Before getting this feature done, some ground work has been done as REINDEX accepts in 13 and older versions a limited set of options within its parenthesized grammar, and did not allow extended boolean expressions like VACUUM. For the sake of TABLESPACE, the parser had to be modified so as options are handled as a list of DefElems, with the utility execution taking care of the option handling and value assignment. Some choices have been made to get an implementation close to VACUUM, where one cannot rely on transaction-level memory context to store the options, because REINDEX could run across multiple transactions (CONCURRENTLY or system/database queries).
One take here is the support for tablespace moves while running REINDEX on a partitioned table. For simplicity’s sake, we have made the choice to only work on the partitions with physical storage and to not modify anything for the partitioned tables.

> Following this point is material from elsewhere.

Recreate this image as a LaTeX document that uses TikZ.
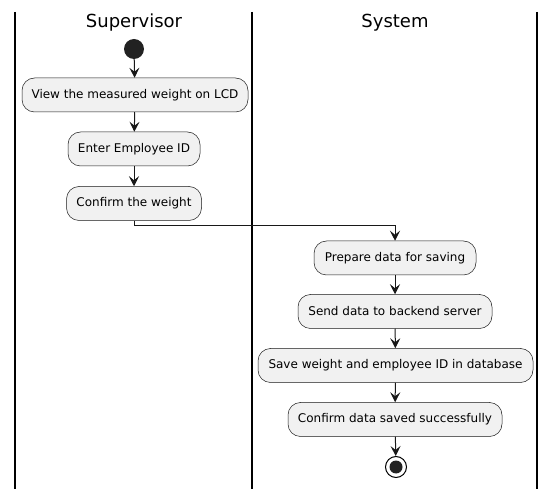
\documentclass[tikz,border=0pt]{standalone}
\usepackage{fontspec}
\setmainfont{DejaVu Sans}
\usetikzlibrary{arrows.meta}
\definecolor{boxfill}{HTML}{F1F1F1}
\definecolor{boxline}{HTML}{181818}
\definecolor{dotfill}{HTML}{222222}
\begin{document}
\begin{tikzpicture}[x=1pt,y=-1pt,
  act/.style={draw=boxline, line width=0.5pt, fill=boxfill, rounded corners=12.5pt,
    minimum height=34pt, inner xsep=0pt, inner ysep=0pt, font=\fontsize{12}{14}\selectfont},
  flow/.style={draw=boxline, line width=1pt, -{Stealth[length=10pt,width=10pt,inset=4pt]}},
  lane/.style={line width=1.5pt, draw=black},
  lanetitle/.style={font=\fontsize{18}{20}\selectfont, inner sep=0pt}]
\useasboundingbox (0,0) rectangle (555,489);
% swimlanes
\draw[lane] (15,12) -- (15,489);
\draw[lane] (252,12) -- (252,489);
\draw[lane] (537,12) -- (537,489);
\node[lanetitle] (t1) at (134,23) {Supervisor};
\node[lanetitle] (t2) at (395,23) {System};
% start
\node[circle, fill=dotfill, minimum size=20pt, inner sep=0pt] (start) at (134,49) {};
% Supervisor actions
\node[act, minimum width=226pt] (a1) at (135,95) {View the measured weight on LCD};
\node[act, minimum width=132pt] (a2) at (134,149) {Enter Employee ID};
\node[act, minimum width=135pt] (a3) at (134,203.5) {Confirm the weight};
% System actions
\node[act, minimum width=162pt] (a4) at (395,258) {Prepare data for saving};
\node[act, minimum width=194pt] (a5) at (395,311.5) {Send data to backend server};
\node[act, minimum width=275pt] (a6) at (395.5,365.5) {Save weight and employee ID in database};
\node[act, minimum width=214pt] (a7) at (395,419.5) {Confirm data saved successfully};
% end
\node[circle, draw=black, line width=1pt, fill=white, minimum size=21pt, inner sep=0pt] (stop) at (396,467) {};
\node[circle, fill=dotfill, minimum size=13pt, inner sep=0pt] (stopdot) at (stop.center) {};
% flows
\draw[flow] (start) -- (a1);
\draw[flow] (a1) -- (a2);
\draw[flow] (a2) -- (a3);
\draw[flow] (a3.south) -- ++(0,5) -| (a4.north);
\draw[flow] (a4) -- (a5);
\draw[flow] (a5) -- (a6);
\draw[flow] (a6) -- (a7);
\draw[flow] (a7) -- (stop);
\end{tikzpicture}
\end{document}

Imagine the following example:
=# CREATE TABLE parent_tab (id int) PARTITION BY RANGE (id); CREATE TABLE =# CREATE INDEX parent_index ON parent_tab (id); CREATE INDEX =# CREATE TABLE child_0_10 PARTITION OF parent_tab FOR VALUES FROM (0) TO (10); CREATE TABLE =# CREATE TABLE child_10_20 PARTITION OF parent_tab FOR VALUES FROM (10) TO (20); CREATE TABLE =# SELECT * FROM pg_partition_tree('parent_tab'); relid | parentrelid | isleaf | level -------------+-------------+--------+------- parent_tab | null | f | 0 child_0_10 | parent_tab | t | 1 child_10_20 | parent_tab | t | 1 (3 rows) =# SELECT * FROM pg_partition_tree('parent_index'); relid | parentrelid | isleaf | level --------------------+--------------+--------+------- parent_index | null | f | 0 child_0_10_id_idx | parent_index | t | 1 child_10_20_id_idx | parent_index | t | 1 (3 rows)
This is a simple partitioning tree, with one partitioned table called ‘parent_tab’ and two partitions. Each table has one index to build a second, consistent partitioning tree. Here is now what happens when using REINDEX (TABLESPACE) with the partitioned table:
=# \db extra_tbspace List of tablespaces Name | Owner | Location ---------------+----------+--------------------- extra_tbspace | postgres | /path/to/tablespace (1 row) =# REINDEX (TABLESPACE extra_tbspace) TABLE parent_tab; REINDEX =# SELECT c.relname, t.spcname FROM pg_partition_tree('parent_index') p JOIN pg_class c ON (c.oid = p.relid) JOIN pg_tablespace t ON (c.reltablespace = t.oid); relname | spcname --------------------+--------------- child_0_10_id_idx | extra_tbspace child_10_20_id_idx | extra_tbspace (2 rows) =# \d parent_index Partitioned index "public.parent_index" Column | Type | Key? | Definition --------+---------+------+------------ id | integer | yes | id btree, for table "public.parent_tab" Number of partitions: 2 (Use \d+ to list them.)
The index of the partitioned table is not moved, but all the indexes of the partitions are moved to the new tablespace. A list of all the partitions to work on is built in the first transaction running REINDEX, and then each partition has all its indexes processed in one of more transaction (CONCURRENTLY uses multiple transactions, of course). However, as only the relations with physical storage are processed, no tablespace references are changed in the partitioned tables. Updating pg_class.reltablespace for the full partition tree is more complex than it looks as the existing operation supported by ALTER TABLE uses an exclusive lock but REINDEX may use a lower lock as an effect of CONCURRENTLY. So the choice has been made to keep the operation as non-blocking, and it considers only the existing partitions when running the operation. Note that this has as effect that any new partition will use the tablespace of the parent table if an ALTER TABLE ONLY has not been used to change its tablespace after REINDEX, so be careful here. Support for partitioned tables in REINDEX is new as of Postgres 14 as well, so there are a lot of new features in this area and new shiny tools.